Uma das mais importantes decisões que o governo terá de tomar em breve refere-se ao futuro da política salarial depois do primeiro ano do real. As diversas regras adotadas ao longo de anos e anos de inflação elevada baseavam-se sempre em algum tipo de indexação. Assim, ofereciam alguma proteção contra desgastes mais drásticos -embora fossem incapazes de deter a corrosão progressiva do poder de compra-, mas sempre ao custo de engessar a própria inflação.
Nesse sentido, a meta geral defendida pelo governo, de desindexar os salários e permitir que sejam definidos em livre negociação entre trabalhadores e empresários, é acertada e deve ser perseguida.
Mas, se essa deve ser a regra geral, há alguns aspectos que merecem atenção especial, como por exemplo o salário mínimo.
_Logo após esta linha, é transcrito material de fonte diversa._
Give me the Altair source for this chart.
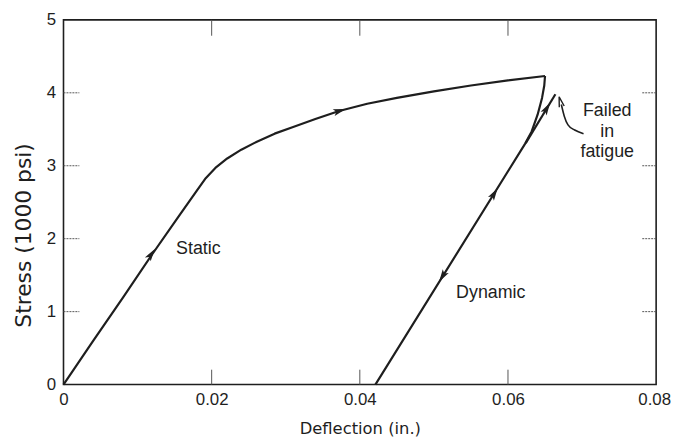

Essa remuneração tem uma justificativa extra-econômica, que é o direito individual de cada trabalhador pelo menos à sobrevivência minimamente digna. Esse objetivo evidentemente não tem sido atendido de forma adequada (o valor do mínimo no Brasil é sabidamente vergonhoso), mas a situação decerto seria pior sem um piso legal dotado de mecanismos contra depreciação. É acertada portanto a posição do governo, revelada por esta Folha, de manter o mínimo protegido.
Outro ponto que merece consideração diz respeito à igualdade de tratamento na transição para o real. A sistemática adotada até aqui, de garantir o reajuste do IPC-r acumulado só até a data-base, gera distorções entre as categorias. Assim, seria mais justo garantir a reposição de toda a inflação acumulada até junho. Todos teriam assim o mesmo ponto de partida, a partir do qual vigoraria a livre negociação.
Se quer realmente melhorar a situação do mercado de trabalho, porém, o governo terá de se dedicar à revisão da atual legislação sobre o tema. A pletora de encargos incidentes sobre salários, por exemplo, visa a proteger o trabalhador, mas acaba tendo efeito oposto, já que desestimula a contratação e incentiva a informalidade.
Com a livre negociação e uma legislação mais racional, o país daria um salto importantíssimo para adaptar-se à nova conjuntura interna e internacional modernizando suas relações de trabalho.